Objective » Please write out the lines of the data exactly, beginning with the first and ending with the line containing "(e1t) at (101,569.8)"; leave the pictures behind.

Supplied material »

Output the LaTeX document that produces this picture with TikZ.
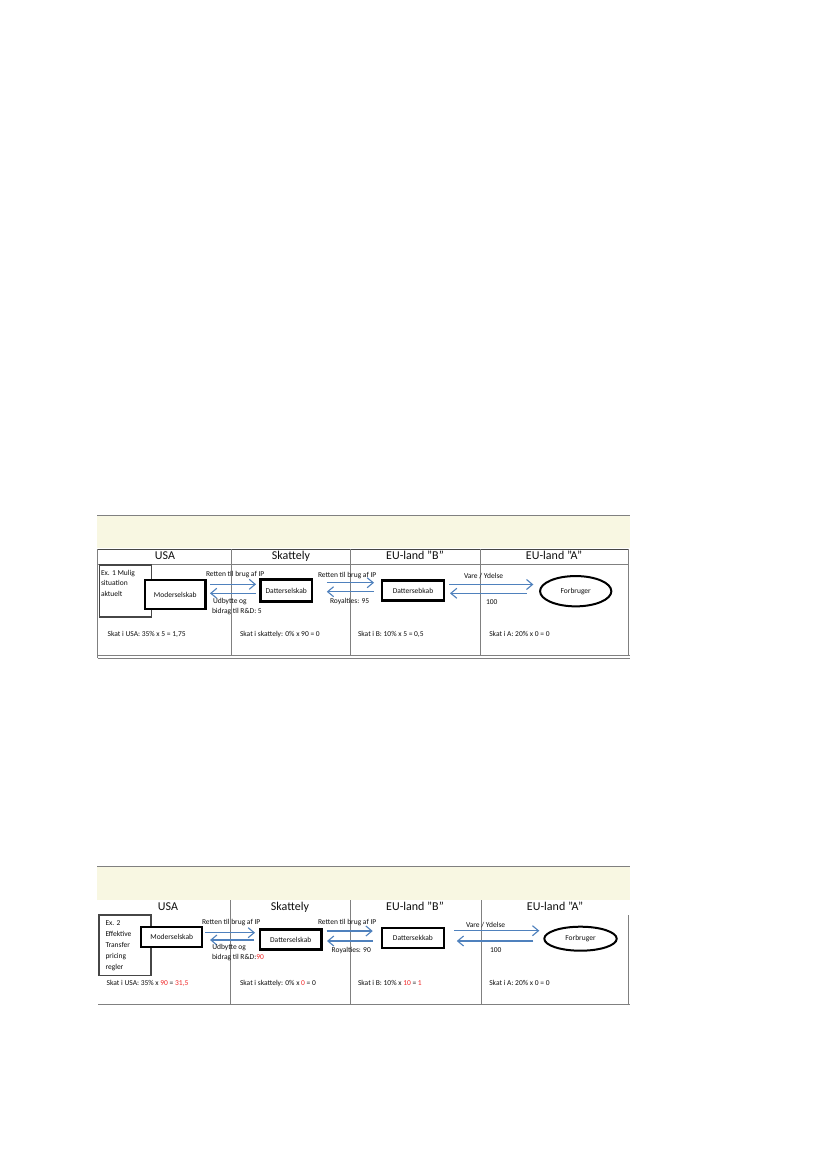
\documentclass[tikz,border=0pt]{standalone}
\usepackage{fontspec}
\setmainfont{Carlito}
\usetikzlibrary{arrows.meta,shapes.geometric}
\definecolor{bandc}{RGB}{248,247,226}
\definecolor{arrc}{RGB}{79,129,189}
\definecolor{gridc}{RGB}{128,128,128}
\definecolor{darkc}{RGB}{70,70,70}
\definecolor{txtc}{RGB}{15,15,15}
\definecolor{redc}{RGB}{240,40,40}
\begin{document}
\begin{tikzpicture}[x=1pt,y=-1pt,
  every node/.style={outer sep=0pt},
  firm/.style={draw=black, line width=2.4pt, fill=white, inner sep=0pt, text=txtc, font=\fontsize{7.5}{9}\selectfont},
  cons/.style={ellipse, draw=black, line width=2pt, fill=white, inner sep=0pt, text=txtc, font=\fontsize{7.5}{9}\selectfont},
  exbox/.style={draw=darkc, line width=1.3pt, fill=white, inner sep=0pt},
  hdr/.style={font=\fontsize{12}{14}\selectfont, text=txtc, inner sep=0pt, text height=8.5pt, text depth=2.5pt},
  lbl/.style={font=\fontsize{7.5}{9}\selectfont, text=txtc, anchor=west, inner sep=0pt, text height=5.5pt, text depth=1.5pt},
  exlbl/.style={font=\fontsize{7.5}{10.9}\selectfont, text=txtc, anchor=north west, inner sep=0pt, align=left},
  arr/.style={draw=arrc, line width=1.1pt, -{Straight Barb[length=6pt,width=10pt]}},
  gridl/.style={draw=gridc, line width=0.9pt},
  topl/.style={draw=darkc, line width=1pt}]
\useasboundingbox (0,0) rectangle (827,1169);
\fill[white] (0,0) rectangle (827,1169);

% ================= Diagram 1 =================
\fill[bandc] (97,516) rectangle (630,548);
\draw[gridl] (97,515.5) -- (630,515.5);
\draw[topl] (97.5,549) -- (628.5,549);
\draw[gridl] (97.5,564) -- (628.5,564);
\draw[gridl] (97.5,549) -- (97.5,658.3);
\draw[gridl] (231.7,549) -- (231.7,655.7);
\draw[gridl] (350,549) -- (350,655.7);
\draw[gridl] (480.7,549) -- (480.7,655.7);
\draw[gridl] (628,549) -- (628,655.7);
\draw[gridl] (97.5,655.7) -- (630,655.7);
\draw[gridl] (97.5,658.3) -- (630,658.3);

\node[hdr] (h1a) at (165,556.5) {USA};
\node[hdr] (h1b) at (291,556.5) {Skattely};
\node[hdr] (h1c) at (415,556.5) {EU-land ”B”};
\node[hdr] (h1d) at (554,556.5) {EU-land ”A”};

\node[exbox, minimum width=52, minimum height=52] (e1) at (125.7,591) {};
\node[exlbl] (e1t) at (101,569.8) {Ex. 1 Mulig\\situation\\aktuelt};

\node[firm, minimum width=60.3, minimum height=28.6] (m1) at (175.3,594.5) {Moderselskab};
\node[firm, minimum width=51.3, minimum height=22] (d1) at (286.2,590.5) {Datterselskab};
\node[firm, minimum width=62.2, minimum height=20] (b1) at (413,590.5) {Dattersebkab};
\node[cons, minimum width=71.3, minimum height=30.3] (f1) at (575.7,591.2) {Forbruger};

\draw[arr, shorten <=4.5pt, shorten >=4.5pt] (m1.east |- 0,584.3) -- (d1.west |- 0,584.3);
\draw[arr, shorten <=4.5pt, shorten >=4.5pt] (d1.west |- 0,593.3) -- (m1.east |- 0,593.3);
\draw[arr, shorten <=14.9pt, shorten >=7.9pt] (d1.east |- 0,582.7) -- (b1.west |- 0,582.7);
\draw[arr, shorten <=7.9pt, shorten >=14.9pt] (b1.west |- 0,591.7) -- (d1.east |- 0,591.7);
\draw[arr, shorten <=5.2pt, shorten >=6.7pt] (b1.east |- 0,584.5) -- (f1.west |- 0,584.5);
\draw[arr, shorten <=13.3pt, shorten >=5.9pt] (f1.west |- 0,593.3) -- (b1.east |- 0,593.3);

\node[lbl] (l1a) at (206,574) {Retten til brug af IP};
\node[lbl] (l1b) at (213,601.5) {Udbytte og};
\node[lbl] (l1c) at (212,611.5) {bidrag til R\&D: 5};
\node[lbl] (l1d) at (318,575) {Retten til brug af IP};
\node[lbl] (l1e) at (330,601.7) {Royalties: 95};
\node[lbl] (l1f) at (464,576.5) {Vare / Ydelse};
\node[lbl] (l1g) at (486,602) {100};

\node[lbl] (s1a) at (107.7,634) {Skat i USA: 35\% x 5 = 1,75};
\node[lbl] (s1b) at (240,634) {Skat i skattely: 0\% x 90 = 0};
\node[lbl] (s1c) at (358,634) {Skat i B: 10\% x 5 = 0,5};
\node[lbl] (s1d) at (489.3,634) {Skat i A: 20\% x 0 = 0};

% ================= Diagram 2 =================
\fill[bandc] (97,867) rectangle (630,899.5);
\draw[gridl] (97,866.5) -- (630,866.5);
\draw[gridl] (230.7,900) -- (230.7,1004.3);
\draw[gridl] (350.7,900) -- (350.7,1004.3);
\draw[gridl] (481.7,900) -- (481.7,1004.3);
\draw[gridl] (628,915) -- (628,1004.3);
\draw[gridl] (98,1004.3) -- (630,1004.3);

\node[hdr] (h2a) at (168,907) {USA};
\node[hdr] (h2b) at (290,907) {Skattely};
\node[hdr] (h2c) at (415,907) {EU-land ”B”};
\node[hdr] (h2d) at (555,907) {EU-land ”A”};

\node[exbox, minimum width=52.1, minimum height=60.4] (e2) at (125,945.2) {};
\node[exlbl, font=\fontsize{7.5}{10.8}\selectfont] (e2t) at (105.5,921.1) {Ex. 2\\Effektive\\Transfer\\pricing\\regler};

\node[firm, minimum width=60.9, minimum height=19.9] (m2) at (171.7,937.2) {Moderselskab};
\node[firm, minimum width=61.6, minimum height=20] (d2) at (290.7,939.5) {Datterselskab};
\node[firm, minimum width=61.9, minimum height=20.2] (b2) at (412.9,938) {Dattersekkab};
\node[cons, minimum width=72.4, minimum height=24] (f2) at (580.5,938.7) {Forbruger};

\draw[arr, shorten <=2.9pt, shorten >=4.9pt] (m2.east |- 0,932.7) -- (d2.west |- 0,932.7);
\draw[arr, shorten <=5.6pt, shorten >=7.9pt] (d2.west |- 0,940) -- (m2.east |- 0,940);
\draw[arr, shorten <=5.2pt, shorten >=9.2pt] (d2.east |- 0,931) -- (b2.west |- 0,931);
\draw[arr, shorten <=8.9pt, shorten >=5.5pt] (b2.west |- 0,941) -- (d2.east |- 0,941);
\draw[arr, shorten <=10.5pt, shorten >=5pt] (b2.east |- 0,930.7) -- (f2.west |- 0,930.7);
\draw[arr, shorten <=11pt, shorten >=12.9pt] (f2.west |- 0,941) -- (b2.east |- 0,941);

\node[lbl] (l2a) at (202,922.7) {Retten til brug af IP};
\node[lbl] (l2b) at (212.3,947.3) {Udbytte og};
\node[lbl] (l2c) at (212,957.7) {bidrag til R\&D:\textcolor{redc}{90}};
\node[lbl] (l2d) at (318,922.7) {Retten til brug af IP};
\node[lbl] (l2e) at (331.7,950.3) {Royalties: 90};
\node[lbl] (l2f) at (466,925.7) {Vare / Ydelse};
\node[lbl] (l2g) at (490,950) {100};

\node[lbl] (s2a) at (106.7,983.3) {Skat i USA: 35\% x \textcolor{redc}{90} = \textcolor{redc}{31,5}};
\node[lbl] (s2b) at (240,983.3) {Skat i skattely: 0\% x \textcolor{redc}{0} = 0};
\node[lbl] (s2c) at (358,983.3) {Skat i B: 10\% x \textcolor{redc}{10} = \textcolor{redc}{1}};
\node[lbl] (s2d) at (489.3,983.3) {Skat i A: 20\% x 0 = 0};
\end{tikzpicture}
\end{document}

Answer »
Output the LaTeX document that produces this picture with TikZ.
\documentclass[tikz,border=0pt]{standalone}
\usepackage{fontspec}
\setmainfont{Carlito}
\usetikzlibrary{arrows.meta,shapes.geometric}
\definecolor{bandc}{RGB}{248,247,226}
\definecolor{arrc}{RGB}{79,129,189}
\definecolor{gridc}{RGB}{128,128,128}
\definecolor{darkc}{RGB}{70,70,70}
\definecolor{txtc}{RGB}{15,15,15}
\definecolor{redc}{RGB}{240,40,40}
\begin{document}
\begin{tikzpicture}[x=1pt,y=-1pt,
  every node/.style={outer sep=0pt},
  firm/.style={draw=black, line width=2.4pt, fill=white, inner sep=0pt, text=txtc, font=\fontsize{7.5}{9}\selectfont},
  cons/.style={ellipse, draw=black, line width=2pt, fill=white, inner sep=0pt, text=txtc, font=\fontsize{7.5}{9}\selectfont},
  exbox/.style={draw=darkc, line width=1.3pt, fill=white, inner sep=0pt},
  hdr/.style={font=\fontsize{12}{14}\selectfont, text=txtc, inner sep=0pt, text height=8.5pt, text depth=2.5pt},
  lbl/.style={font=\fontsize{7.5}{9}\selectfont, text=txtc, anchor=west, inner sep=0pt, text height=5.5pt, text depth=1.5pt},
  exlbl/.style={font=\fontsize{7.5}{10.9}\selectfont, text=txtc, anchor=north west, inner sep=0pt, align=left},
  arr/.style={draw=arrc, line width=1.1pt, -{Straight Barb[length=6pt,width=10pt]}},
  gridl/.style={draw=gridc, line width=0.9pt},
  topl/.style={draw=darkc, line width=1pt}]
\useasboundingbox (0,0) rectangle (827,1169);
\fill[white] (0,0) rectangle (827,1169);

% ================= Diagram 1 =================
\fill[bandc] (97,516) rectangle (630,548);
\draw[gridl] (97,515.5) -- (630,515.5);
\draw[topl] (97.5,549) -- (628.5,549);
\draw[gridl] (97.5,564) -- (628.5,564);
\draw[gridl] (97.5,549) -- (97.5,658.3);
\draw[gridl] (231.7,549) -- (231.7,655.7);
\draw[gridl] (350,549) -- (350,655.7);
\draw[gridl] (480.7,549) -- (480.7,655.7);
\draw[gridl] (628,549) -- (628,655.7);
\draw[gridl] (97.5,655.7) -- (630,655.7);
\draw[gridl] (97.5,658.3) -- (630,658.3);

\node[hdr] (h1a) at (165,556.5) {USA};
\node[hdr] (h1b) at (291,556.5) {Skattely};
\node[hdr] (h1c) at (415,556.5) {EU-land ”B”};
\node[hdr] (h1d) at (554,556.5) {EU-land ”A”};

\node[exbox, minimum width=52, minimum height=52] (e1) at (125.7,591) {};
\node[exlbl] (e1t) at (101,569.8) {Ex. 1 Mulig\\situation\\aktuelt};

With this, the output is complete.